Being happy and fat (and what is fat? how fat? etc. etc.) is not a given, but that knowledge that is ours for the taking seems very much of this moment. Just this morning I read Kaye Toal’s article, “I Promise You Don’t Have to Lose Weight to Be Happy” AND Dr. Yoni Friedoff on how liking the life you’re living is the best way to have a heathy weight, AND just yesterday, Lindy West on how to be a happy fat woman. There are very few ways in which I can say that right now is a glorious time to be living as a woman inside a body, but with such zeitgeist this may be one of them.
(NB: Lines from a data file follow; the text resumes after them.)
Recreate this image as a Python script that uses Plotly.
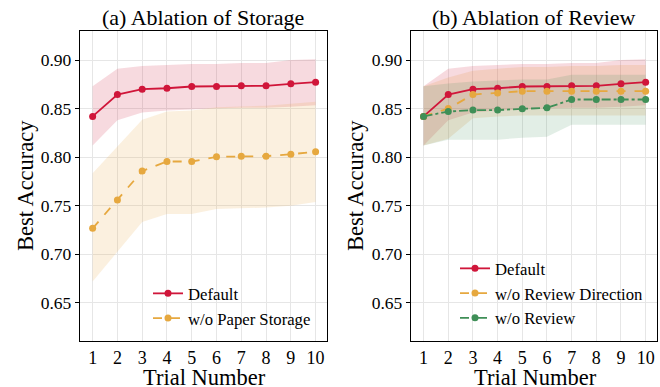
import plotly.graph_objects as go

trials = [1, 2, 3, 4, 5, 6, 7, 8, 9, 10]

default_mean = [0.842, 0.8645, 0.870, 0.871, 0.8728, 0.8728, 0.8735, 0.8735, 0.8756, 0.8773]
default_up = [0.873, 0.891, 0.894, 0.895, 0.896, 0.896, 0.897, 0.897, 0.900, 0.901]
default_lo = [0.812, 0.838, 0.846, 0.848, 0.849, 0.8505, 0.851, 0.851, 0.852, 0.8536]

storage_mean = [0.7266, 0.7559, 0.7856, 0.7955, 0.7955, 0.8003, 0.801, 0.801, 0.803, 0.8055]
storage_up = [0.7835, 0.811, 0.8385, 0.847, 0.848, 0.8515, 0.852, 0.853, 0.855, 0.857]
storage_lo = [0.6718, 0.7027, 0.7332, 0.7414, 0.7415, 0.7466, 0.7475, 0.748, 0.750, 0.7538]

revdir_mean = [0.842, 0.850, 0.8645, 0.866, 0.868, 0.868, 0.868, 0.868, 0.868, 0.868]
revdir_up = [0.873, 0.882, 0.889, 0.891, 0.893, 0.893, 0.894, 0.894, 0.895, 0.895]
revdir_lo = [0.812, 0.819, 0.840, 0.842, 0.843, 0.843, 0.843, 0.843, 0.843, 0.843]

review_mean = [0.842, 0.847, 0.8485, 0.8485, 0.8498, 0.8508, 0.8594, 0.8594, 0.8594, 0.8594]
review_up = [0.873, 0.876, 0.878, 0.879, 0.880, 0.880, 0.885, 0.885, 0.885, 0.885]
review_lo = [0.812, 0.818, 0.818, 0.818, 0.820, 0.821, 0.8334, 0.8334, 0.8334, 0.8334]

y_ticks = [0.65, 0.70, 0.75, 0.80, 0.85, 0.90]
y_ticktext = ["0.65", "0.70", "0.75", "0.80", "0.85", "0.90"]

RED = "#d0163a"
ORANGE = "#e6a83f"
GREEN = "#3f8f57"
FONT = "Liberation Serif"

W, H = 660, 387
fig = go.Figure()


def band(x, up, lo, rgba, xa, ya):
    fig.add_trace(go.Scatter(x=x + x[::-1], y=up + lo[::-1], fill="toself",
                             fillcolor=rgba, line=dict(width=0), mode="lines",
                             hoverinfo="skip", showlegend=False, xaxis=xa, yaxis=ya))


def line(x, y, color, dash, name, xa, ya, legend):
    fig.add_trace(go.Scatter(x=x, y=y, mode="lines+markers", name=name,
                             line=dict(color=color, width=1.8, dash=dash),
                             marker=dict(color=color, size=7),
                             xaxis=xa, yaxis=ya, legend=legend))


# Left panel
band(trials, default_up, default_lo, "rgba(208,22,58,0.16)", "x", "y")
band(trials, storage_up, storage_lo, "rgba(230,168,63,0.17)", "x", "y")
line(trials, default_mean, RED, "solid", "Default", "x", "y", "legend")
line(trials, storage_mean, ORANGE, "dash", "w/o Paper Storage", "x", "y", "legend")

# Right panel
band(trials, default_up, default_lo, "rgba(208,22,58,0.16)", "x2", "y2")
band(trials, revdir_up, revdir_lo, "rgba(224,140,50,0.17)", "x2", "y2")
band(trials, review_up, review_lo, "rgba(63,143,87,0.15)", "x2", "y2")
line(trials, default_mean, RED, "solid", "Default", "x2", "y2", "legend2")
line(trials, revdir_mean, ORANGE, "dash", "w/o Review Direction", "x2", "y2", "legend2")
line(trials, review_mean, GREEN, "dashdot", "w/o Review", "x2", "y2", "legend2")

ydom = [1 - 341 / H, 1 - 31 / H]
xax = dict(range=[0.49, 10.46], tickmode="array", tickvals=trials,
           ticktext=[str(t) for t in trials], showgrid=True, gridcolor="#e6e6e6",
           gridwidth=1, showline=True, linecolor="black", linewidth=1.3, mirror=True,
           ticks="", zeroline=False,
           tickfont=dict(family=FONT, size=18, color="black"))
yax = dict(range=[0.6105, 0.930], tickmode="array", tickvals=y_ticks, ticktext=y_ticktext,
           showgrid=True, gridcolor="#e6e6e6", gridwidth=1, showline=True,
           linecolor="black", linewidth=1.3, mirror=True, ticks="outside", ticklen=4,
           tickcolor="black", zeroline=False,
           tickfont=dict(family=FONT, size=17.5, color="black"), domain=ydom)

fig.update_layout(
    width=W, height=H, margin=dict(l=0, r=0, t=0, b=0),
    paper_bgcolor="white", plot_bgcolor="white",
    xaxis=dict(xax, domain=[80 / W, 327 / W], anchor="y"),
    yaxis=dict(yax, anchor="x"),
    xaxis2=dict(xax, domain=[411 / W, 657 / W], anchor="y2"),
    yaxis2=dict(yax, anchor="x2"),
    legend=dict(x=148 / W, y=1 - 276 / H, xanchor="left", yanchor="top",
                bgcolor="rgba(0,0,0,0)", font=dict(family=FONT, size=16.7, color="black")),
    legend2=dict(x=455 / W, y=1 - 251 / H, xanchor="left", yanchor="top",
                 bgcolor="rgba(0,0,0,0)", font=dict(family=FONT, size=16.7, color="black")),
    showlegend=True,
)

ann = [
    dict(text="(a) Ablation of Storage", x=203 / W, y=1 - 17 / H, size=22, angle=0),
    dict(text="(b) Ablation of Review", x=534 / W, y=1 - 17 / H, size=22, angle=0),
    dict(text="Trial Number", x=204 / W, y=1 - 377 / H, size=22.5, angle=0),
    dict(text="Trial Number", x=535 / W, y=1 - 377 / H, size=22.5, angle=0),
    dict(text="Best Accuracy", x=25 / W, y=1 - 186 / H, size=22.5, angle=-90),
    dict(text="Best Accuracy", x=355 / W, y=1 - 186 / H, size=22.5, angle=-90),
]
for a in ann:
    fig.add_annotation(text=a["text"], x=a["x"], y=a["y"], xref="paper", yref="paper",
                       xanchor="center", yanchor="middle", showarrow=False,
                       textangle=a["angle"],
                       font=dict(family=FONT, size=a["size"], color="black"))

fig.write_html("out.html", config={"displayModeBar": False},
               post_script="document.body.style.margin='0px';")
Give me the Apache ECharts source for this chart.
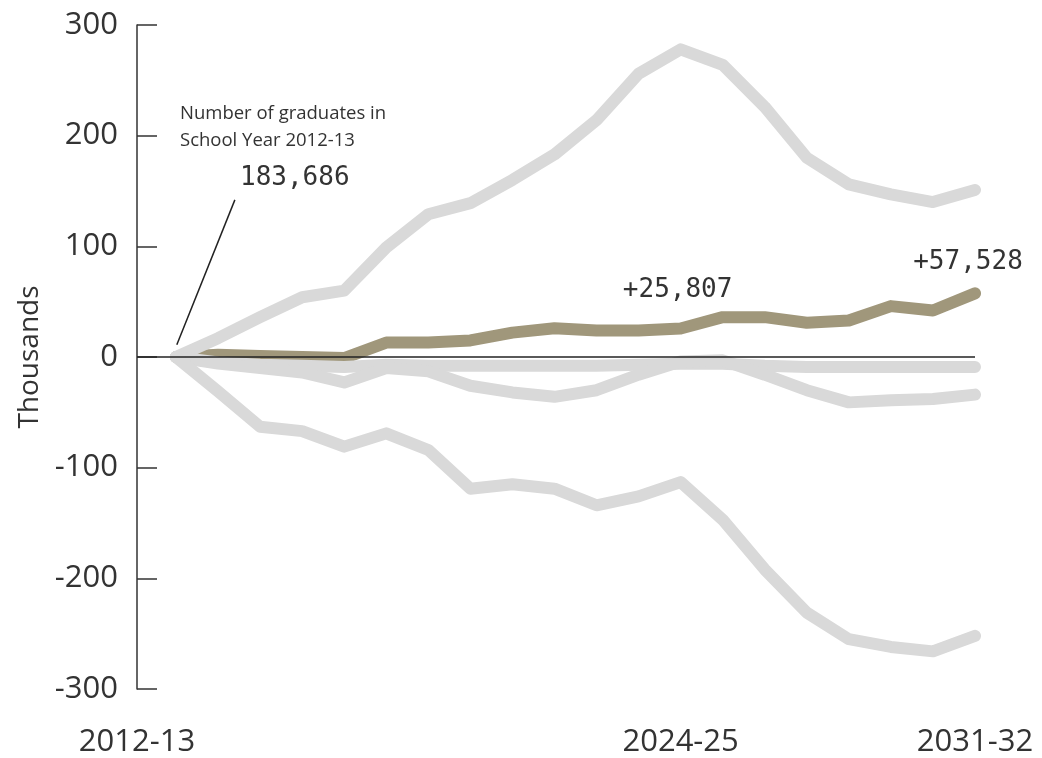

And it feels good.

I hope that Mona Awad’s character gets the memo too.

One thought on “13 Ways of Looking at a Fat Girl, by Mona Awad”

  1. I think that I want to re-read this book again in a few years, because I feel like it was working on multiple levels.

    I read Yoni Friedhoff’s The Diet Fix, and it is one of the best books about weight management that I have ever read in my life.